▶ [DATA SEGMENT]:
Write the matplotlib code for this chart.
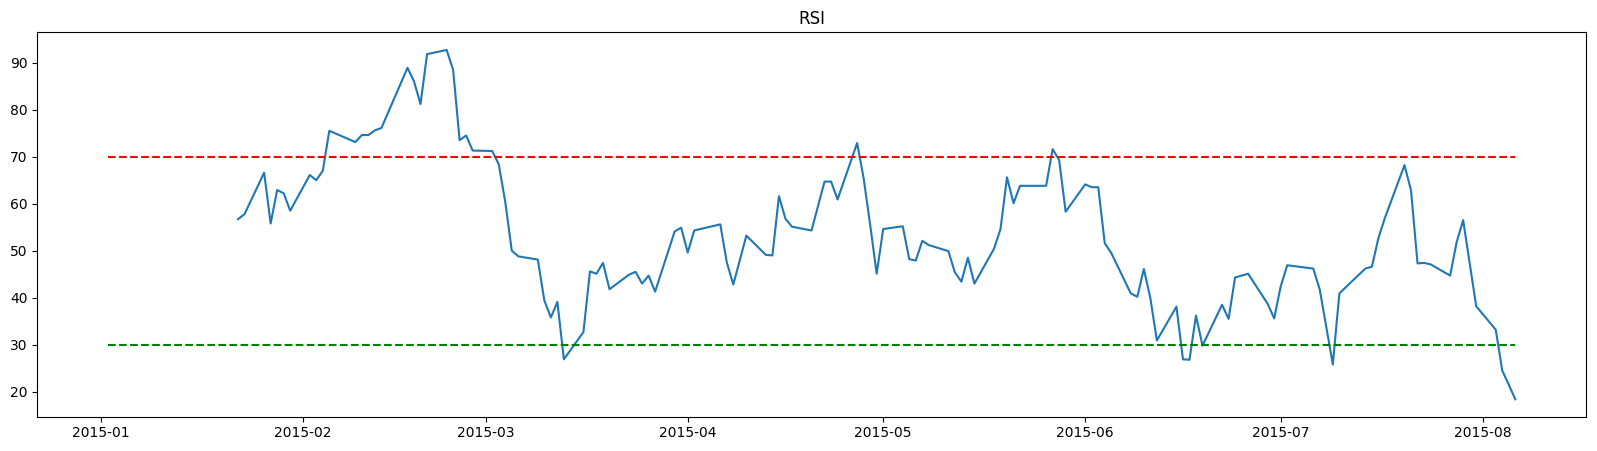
import numpy as np
import pandas as pd
import matplotlib.pyplot as plt

# US trading days, 2015-01-02 ~ 2015-08-06
holidays = ['2015-01-19', '2015-02-16', '2015-04-03', '2015-05-25', '2015-07-03']
dates = pd.bdate_range('2015-01-02', '2015-08-06', freq='C', holidays=holidays)

warmup = 13  # first 13 days have no RSI yet

rsi_jan = [56.7, 57.8, 66.6, 55.8, 62.9, 62.2, 58.5]
rsi_feb = [66.1, 65.0, 67.0, 75.5, 74.9, 73.1, 74.6, 74.6, 75.6, 76.1,
           88.9, 86.0, 81.2, 91.8, 92.7, 88.5, 73.5, 74.5, 71.3]
rsi_mar = [71.2, 68.4, 60.4, 50.0, 48.8, 48.1, 39.4, 35.8, 39.1, 26.9,
           32.7, 45.6, 45.1, 47.4, 41.8, 44.9, 45.5, 43.0, 44.7, 41.3,
           54.1, 54.9]
rsi_apr = [49.6, 54.3, 55.6, 47.5, 42.8, 48.0, 53.2, 49.1, 49.0, 61.6,
           56.8, 55.1, 54.3, 59.5, 64.7, 64.7, 60.9, 72.9, 65.4, 55.5,
           45.1]
rsi_may = [54.6, 55.2, 48.2, 47.9, 52.1, 51.2, 49.9, 45.4, 43.4, 48.5,
           43.0, 50.4, 54.6, 65.6, 60.1, 63.8, 63.8, 71.6, 69.3, 58.3]
rsi_jun = [64.1, 63.5, 63.5, 51.6, 49.5, 40.9, 40.2, 46.1, 39.9, 30.9,
           38.1, 26.9, 26.8, 36.2, 29.8, 38.5, 35.5, 44.3, 44.7, 45.1,
           38.7, 35.6]
rsi_jul = [42.4, 46.9, 46.2, 41.7, 33.8, 25.8, 40.9, 44.9, 46.2, 46.6,
           52.7, 57.0, 68.2, 62.8, 47.3, 47.4, 47.1, 44.7, 51.8, 56.5,
           47.3, 38.2]
rsi_aug = [33.2, 24.5, 21.5, 18.4]

rsi_values = [np.nan] * warmup + rsi_jan + rsi_feb + rsi_mar + rsi_apr + rsi_may + rsi_jun + rsi_jul + rsi_aug
rsi = pd.Series(rsi_values, index=dates)

overbought = 70
oversold = 30

fig = plt.figure(figsize=(15.97, 4.51), dpi=100)
plt.plot(rsi.index, rsi.values)
plt.hlines(overbought, rsi.index[0], rsi.index[-1], colors='r', linestyles='--')
plt.hlines(oversold, rsi.index[0], rsi.index[-1], colors='g', linestyles='--')
plt.title('RSI')
plt.subplots_adjust(left=0.0234, right=0.9929, bottom=0.076, top=0.928)
plt.savefig('out.png')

▶ [TASK PROMPT]: Give every line above again exactly, with no pictures.

▶ [ANSWER TO THE TASK]:
Write the matplotlib code for this chart.
import numpy as np
import pandas as pd
import matplotlib.pyplot as plt

# US trading days, 2015-01-02 ~ 2015-08-06
holidays = ['2015-01-19', '2015-02-16', '2015-04-03', '2015-05-25', '2015-07-03']
dates = pd.bdate_range('2015-01-02', '2015-08-06', freq='C', holidays=holidays)

warmup = 13  # first 13 days have no RSI yet

rsi_jan = [56.7, 57.8, 66.6, 55.8, 62.9, 62.2, 58.5]
rsi_feb = [66.1, 65.0, 67.0, 75.5, 74.9, 73.1, 74.6, 74.6, 75.6, 76.1,
           88.9, 86.0, 81.2, 91.8, 92.7, 88.5, 73.5, 74.5, 71.3]
rsi_mar = [71.2, 68.4, 60.4, 50.0, 48.8, 48.1, 39.4, 35.8, 39.1, 26.9,
           32.7, 45.6, 45.1, 47.4, 41.8, 44.9, 45.5, 43.0, 44.7, 41.3,
           54.1, 54.9]
rsi_apr = [49.6, 54.3, 55.6, 47.5, 42.8, 48.0, 53.2, 49.1, 49.0, 61.6,
           56.8, 55.1, 54.3, 59.5, 64.7, 64.7, 60.9, 72.9, 65.4, 55.5,
           45.1]
rsi_may = [54.6, 55.2, 48.2, 47.9, 52.1, 51.2, 49.9, 45.4, 43.4, 48.5,
           43.0, 50.4, 54.6, 65.6, 60.1, 63.8, 63.8, 71.6, 69.3, 58.3]
rsi_jun = [64.1, 63.5, 63.5, 51.6, 49.5, 40.9, 40.2, 46.1, 39.9, 30.9,
           38.1, 26.9, 26.8, 36.2, 29.8, 38.5, 35.5, 44.3, 44.7, 45.1,
           38.7, 35.6]
rsi_jul = [42.4, 46.9, 46.2, 41.7, 33.8, 25.8, 40.9, 44.9, 46.2, 46.6,
           52.7, 57.0, 68.2, 62.8, 47.3, 47.4, 47.1, 44.7, 51.8, 56.5,
           47.3, 38.2]
rsi_aug = [33.2, 24.5, 21.5, 18.4]

rsi_values = [np.nan] * warmup + rsi_jan + rsi_feb + rsi_mar + rsi_apr + rsi_may + rsi_jun + rsi_jul + rsi_aug
rsi = pd.Series(rsi_values, index=dates)

overbought = 70
oversold = 30

fig = plt.figure(figsize=(15.97, 4.51), dpi=100)
plt.plot(rsi.index, rsi.values)
plt.hlines(overbought, rsi.index[0], rsi.index[-1], colors='r', linestyles='--')
plt.hlines(oversold, rsi.index[0], rsi.index[-1], colors='g', linestyles='--')
plt.title('RSI')
plt.subplots_adjust(left=0.0234, right=0.9929, bottom=0.076, top=0.928)
plt.savefig('out.png')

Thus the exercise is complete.